October 7, 2022
Ithaca, NY | 58°F


Editorial: Campus community must support diversity fellows

The Dissertation Diversity Fellowship Program, also known as the Diversity Scholars Program, is an initiative aimed at recruiting and retaining faculty of color at Ithaca College. The program, which was started by the School of Humanities and Sciences during the 2010–11 academic year, hires scholars who are in the final year of writing their dissertation or who have just completed their dissertation and supports them in their research for the academic year, so long as these scholars teach one course per semester.

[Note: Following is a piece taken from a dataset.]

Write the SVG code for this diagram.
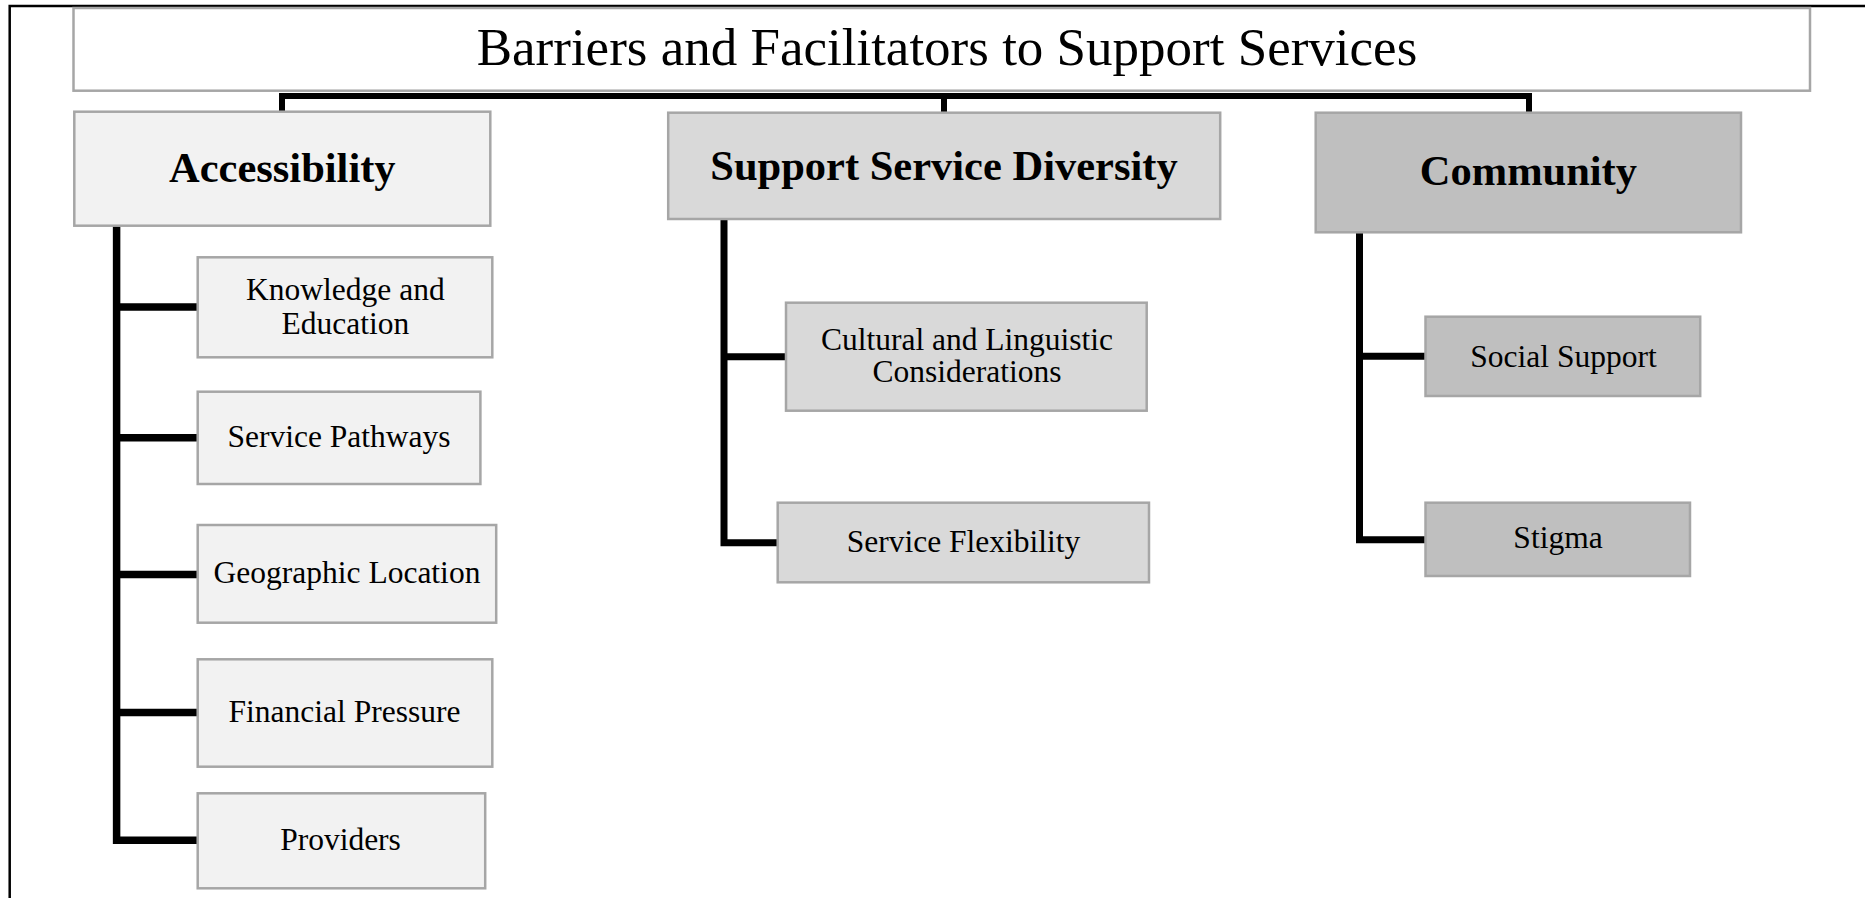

The Diversity Scholars Program is an incredible program for the college. As a smaller, non-research institution, the college has fewer opportunities to bring in academics from other institutions. The program is a clear, concrete way for the college to show that it cares about faculty excellence and diversity. The college has also had issues with hiring and retaining faculty members of color, and this program has historically been a way for the college to hire more diverse candidates. Out of the 26 past fellows, nine have been hired to work full time at the college.

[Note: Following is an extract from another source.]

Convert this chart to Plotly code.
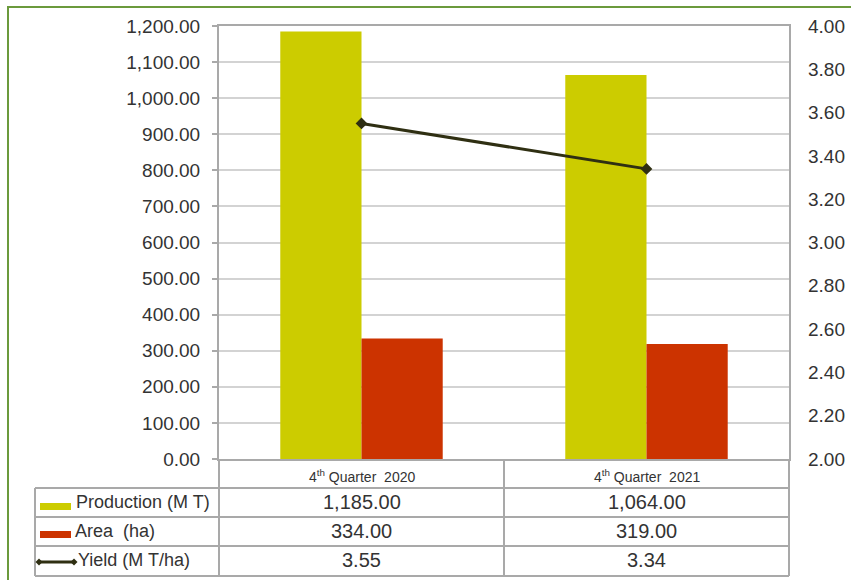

The program also brings scholars to campus who are studying fascinating topics. This year’s diversity fellow scholars recently shared their work on minority groups March 29. Raul Palma, diversity scholar fellow in the Department of Writing, began the showcase with a discussion and reading of his creative dissertation and novel. Shehnaz Haqqani, diversity scholar fellow in the Women’s and Gender Studies program, followed with a discussion of her research on how gender patterns influence Islamic views on gender. And Nate Rodriguez, diversity scholar fellow in the Department of Strategic Communications and assistant professor of digital media at San Diego State University, discussed his research on gay refugees and asylees and the role media has on their identification. The scholars also regularly get involved in other events on campus, such as presentations for the entire community or participating in panels.

Considering how intensive this program is and how involved the scholars get in the college community, students should further appreciate how lucky it is to have these incredibly educated individuals. Community members should attend events and panels featuring these scholars, and the college should prioritize funding this program to ensure its continued success.